What does he appreciate most about Tanach?

“Within Tanach itself, you have Torah, which is the most central, and it’s how to live on a day-to-day basis. The rest of Tanach is about the ethos of how to feel and how to relate to Hashem as a Jew, aside from the day-to-day performance of mitzvahs—how to feel like a Jew. So there’s acting like a Jew, which is Torah, and then feeling like a Jew, which is the rest of Tanach,” he said.

This time will be different for Heppenheimer from the previous competition four years ago in that he is planning to travel with his family, unlike the last time, when he headed to Israel in a whirlwind fashion just a few weeks after the U.S. competition. “We are making a mini family vacation of it. There will be a lot of chidon stuff, of course, but my youngest three kids have never been to Israel, so we want to take them to the sights. I also have three siblings who live there,” he said.
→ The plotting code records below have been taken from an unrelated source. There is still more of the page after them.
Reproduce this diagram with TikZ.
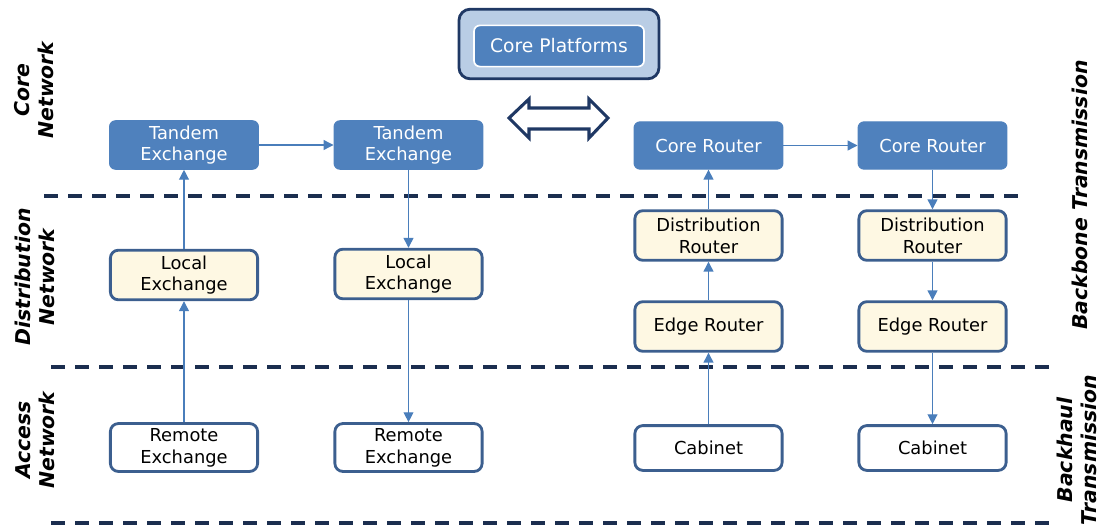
\documentclass[tikz,border=0pt]{standalone}
\usepackage{fontspec}
\setmainfont{DejaVu Sans}
\usetikzlibrary{arrows.meta}

\begin{document}
\begin{tikzpicture}[x=0.025cm, y=-0.025cm, thick]

  % Define Colors
  \definecolor{boxblue}{HTML}{4F81BD}
  \definecolor{paleblue}{HTML}{B9CDE5}
  \definecolor{navy}{HTML}{1F3864}
  \definecolor{dashnavy}{HTML}{1B2E4F}
  \definecolor{edgeblue}{HTML}{3C5F8F}
  \definecolor{cream}{HTML}{FEF8E3}
  \definecolor{linkblue}{HTML}{4A7EBB}

  \useasboundingbox (0,0) rectangle (1103,526);

  % Node styles
  \tikzstyle{core}=[rectangle, rounded corners=0.15cm, fill=boxblue, draw=boxblue, text=white, minimum width=3.72cm, minimum height=1.18cm, align=center, font=\fontsize{12.7}{15.5}\selectfont]
  \tikzstyle{dist}=[rectangle, rounded corners=0.2cm, fill=cream, draw=edgeblue, line width=2pt, minimum width=3.68cm, minimum height=1.24cm, align=center, font=\fontsize{12.7}{15.5}\selectfont]
  \tikzstyle{acc}=[rectangle, rounded corners=0.2cm, fill=white, draw=edgeblue, line width=2pt, minimum width=3.68cm, minimum height=1.12cm, align=center, font=\fontsize{12.7}{15.5}\selectfont]
  \tikzstyle{link}=[linkblue, line width=0.9pt, -{Triangle[length=7pt, width=7pt]}]
  \tikzstyle{sep}=[dashnavy, line width=2.6pt, dash pattern=on 0.35cm off 0.25cm]
  \tikzstyle{layer}=[font=\fontsize{14.5}{17}\selectfont\bfseries\itshape, align=center, rotate=90]

  % Platforms
  \node[rectangle, rounded corners=0.28cm, fill=paleblue, draw=navy, line width=2pt, minimum width=5.0cm, minimum height=1.74cm] (platbox) at (559,44) {};
  \node[rectangle, rounded corners=0.15cm, fill=boxblue, draw=white, line width=1.2pt, minimum width=4.25cm, minimum height=1.03cm, text=white, font=\fontsize{13.3}{15.5}\selectfont] (plat) at (559,46) {Core Platforms};
  \draw[navy, line width=2.2pt, fill=white, line join=miter] (509,118) -- (529,99) -- (529,108) -- (589,108) -- (589,99) -- (608,118) -- (589,138) -- (589,129) -- (529,129) -- (529,138) -- cycle;

  % Nodes
  \node[core] (tandem_1) at (184,145) {Tandem\\Exchange};
  \node[core] (tandem_2) at (408.5,145) {Tandem\\Exchange};
  \node[core] (crouter_1) at (708.5,145.5) {Core Router};
  \node[core] (crouter_2) at (932.5,145.5) {Core Router};

  \node[dist] (local_1) at (184,275) {Local\\Exchange};
  \node[dist] (local_2) at (408.5,274) {Local\\Exchange};
  \node[dist] (drouter_1) at (708.5,235.5) {Distribution\\Router};
  \node[dist] (drouter_2) at (932.5,235.5) {Distribution\\Router};
  \node[dist] (erouter_1) at (708.5,326.5) {Edge Router};
  \node[dist] (erouter_2) at (932.5,326.5) {Edge Router};

  \node[acc] (remote_1) at (184,447.5) {Remote\\Exchange};
  \node[acc] (remote_2) at (408.5,447.5) {Remote\\Exchange};
  \node[acc] (cabinet_1) at (708.5,448) {Cabinet};
  \node[acc] (cabinet_2) at (932.5,448) {Cabinet};

  % Separators
  \draw[sep] (44,196) -- (1027,196);
  \draw[sep] (51,367) -- (1058,367);
  \draw[sep] (51,523) -- (1058,523);

  % Links
  \draw[link] (remote_1) -- (local_1);
  \draw[link] (local_1) -- (tandem_1);
  \draw[link] (tandem_1) -- (tandem_2);
  \draw[link] (tandem_2) -- (local_2);
  \draw[link] (local_2) -- (remote_2);

  \draw[link] (cabinet_1) -- (erouter_1);
  \draw[link] (erouter_1) -- (drouter_1);
  \draw[link] (drouter_1) -- (crouter_1);
  \draw[link] (crouter_1) -- (crouter_2);
  \draw[link] (crouter_2) -- (drouter_2);
  \draw[link] (drouter_2) -- (erouter_2);
  \draw[link] (erouter_2) -- (cabinet_2);

  % Layer labels
  \node[layer] (l_core) at (34,90) {Core\\Network};
  \node[layer] (l_dist) at (35,277) {Distribution\\Network};
  \node[layer] (l_acc) at (35,440) {Access\\Network};
  \node[layer] (l_bone) at (1080,195) {Backbone Transmission};
  \node[layer] (l_haul) at (1077,450) {Backhaul\\Transmission};

\end{tikzpicture}
\end{document}
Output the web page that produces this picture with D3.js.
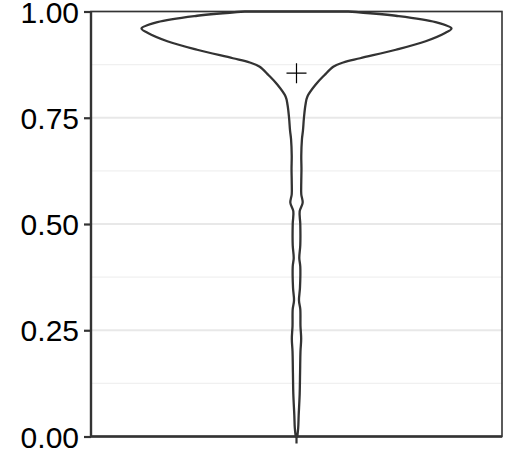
<!DOCTYPE html>
<html>
<head>
<meta charset="utf-8">
<script src="https://cdn.jsdelivr.net/npm/d3@7"></script>
<style>
  body { margin: 0; background: #fff; }
  .tick text { font-family: "Liberation Sans", Arial, sans-serif; }
</style>
</head>
<body>
<div id="chart"></div>
<script>
  // violin outline: value on y, relative density (half width)
  const yValues = [0.00, 0.02, 0.05, 0.10, 0.15, 0.20, 0.23, 0.26, 0.30, 0.32,
    0.35, 0.40, 0.42, 0.45, 0.50, 0.53, 0.55, 0.57, 0.60, 0.63, 0.66, 0.70,
    0.72, 0.75, 0.78, 0.80, 0.83, 0.85, 0.87, 0.88, 0.89, 0.91, 0.93, 0.95,
    0.96, 0.975, 0.99, 1.00];
  const density = [0.8, 1.7, 2.2, 3.2, 3.6, 4.0, 4.7, 4.0, 3.8, 2.5,
    3.5, 3.8, 2.8, 3.8, 3.8, 3.2, 6.2, 4.8, 4.8, 5.0, 4.8, 5.5,
    6.5, 7.5, 9, 11, 20, 28, 37, 47, 64, 100, 130, 150,
    156, 140, 100, 52];
  const categories = [""];
  const meanValue = 0.855;
  const yTicks = [0, 0.25, 0.5, 0.75, 1];
  const yMinor = [0.125, 0.375, 0.625, 0.875];

  const W = 507, H = 450;
  const margin = { top: 11.5, right: 5, bottom: 13.5, left: 91 };
  const w = W - margin.left - margin.right;
  const h = H - margin.top - margin.bottom;

  const svg = d3.select("#chart").append("svg")
    .attr("width", W)
    .attr("height", H);

  const g = svg.append("g")
    .attr("transform", "translate(" + margin.left + "," + margin.top + ")");

  const x = d3.scaleBand().domain(categories).range([0, w]);
  const y = d3.scaleLinear().domain([0, 1]).range([h, 0]);
  const dens = d3.scaleLinear().domain([0, d3.max(density)]).range([0, 155]);

  // grid
  g.selectAll(".minor").data(yMinor).enter().append("line")
    .attr("x1", 0).attr("x2", w)
    .attr("y1", d => y(d)).attr("y2", d => y(d))
    .attr("stroke", "#f0f0f0").attr("stroke-width", 1.1);
  g.selectAll(".major").data(yTicks).enter().append("line")
    .attr("x1", 0).attr("x2", w)
    .attr("y1", d => y(d)).attr("y2", d => y(d))
    .attr("stroke", "#e8e8e8").attr("stroke-width", 1.8);

  // violin
  const cx = x("") + x.bandwidth() / 2;
  const pts = yValues.map((v, i) => [v, density[i]]);
  const area = d3.area()
    .curve(d3.curveCatmullRom)
    .y(d => y(d[0]))
    .x0(d => cx - dens(d[1]))
    .x1(d => cx + dens(d[1]));
  g.append("path")
    .datum(pts)
    .attr("d", area)
    .attr("fill", "none")
    .attr("stroke", "#333333")
    .attr("stroke-width", 2.3)
    .attr("stroke-linejoin", "round");

  // mean
  const my = y(meanValue);
  g.append("path")
    .attr("d", "M" + (cx - 10) + "," + my + "H" + (cx + 10) + "M" + cx + "," + (my - 10) + "V" + (my + 10))
    .attr("stroke", "#000").attr("stroke-width", 1.2);

  // panel border
  g.append("rect")
    .attr("width", w).attr("height", h)
    .attr("fill", "none")
    .attr("stroke", "#333333")
    .attr("stroke-width", 1.6);

  const yAxis = d3.axisLeft(y).tickValues(yTicks).tickFormat(d3.format(".2f")).tickSize(7).tickPadding(5);
  const xAxis = d3.axisBottom(x).tickSize(7);

  const ya = g.append("g").call(yAxis);
  ya.select(".domain").remove();
  ya.selectAll(".tick line").attr("stroke", "#333333").attr("stroke-width", 2.2);
  ya.selectAll(".tick text").attr("font-size", 30).attr("fill", "#000").attr("dy", "0.35em");

  const xa = g.append("g").attr("transform", "translate(0," + h + ")").call(xAxis);
  xa.select(".domain").remove();
  xa.selectAll(".tick line").attr("stroke", "#333333").attr("stroke-width", 2.2);

  // axis lines
  g.append("line").attr("x1", 0).attr("x2", 0).attr("y1", 0).attr("y2", h)
    .attr("stroke", "#333333").attr("stroke-width", 2.4);
  g.append("line").attr("x1", 0).attr("x2", w).attr("y1", h).attr("y2", h)
    .attr("stroke", "#333333").attr("stroke-width", 2.4);
</script>
</body>
</html>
Last time, he said he great enjoyed getting to know the diverse array of competitors and even became friendly with one of the other American participants: Shahak, the teacher from New Jersey.

“Yair came in first in my American contest, but then when it came to the international rounds, I beat him,” said Heppenheimer, who quickly added that Shahak wasn’t feeling well that day.

The sense of friendly competition abounds between the participants, and all look forward to an incredible experience celebrating 60 years of chidon this Hanukkah.

And who knows? One of them might just take home the prize of 30,000 shekels (about $8,000).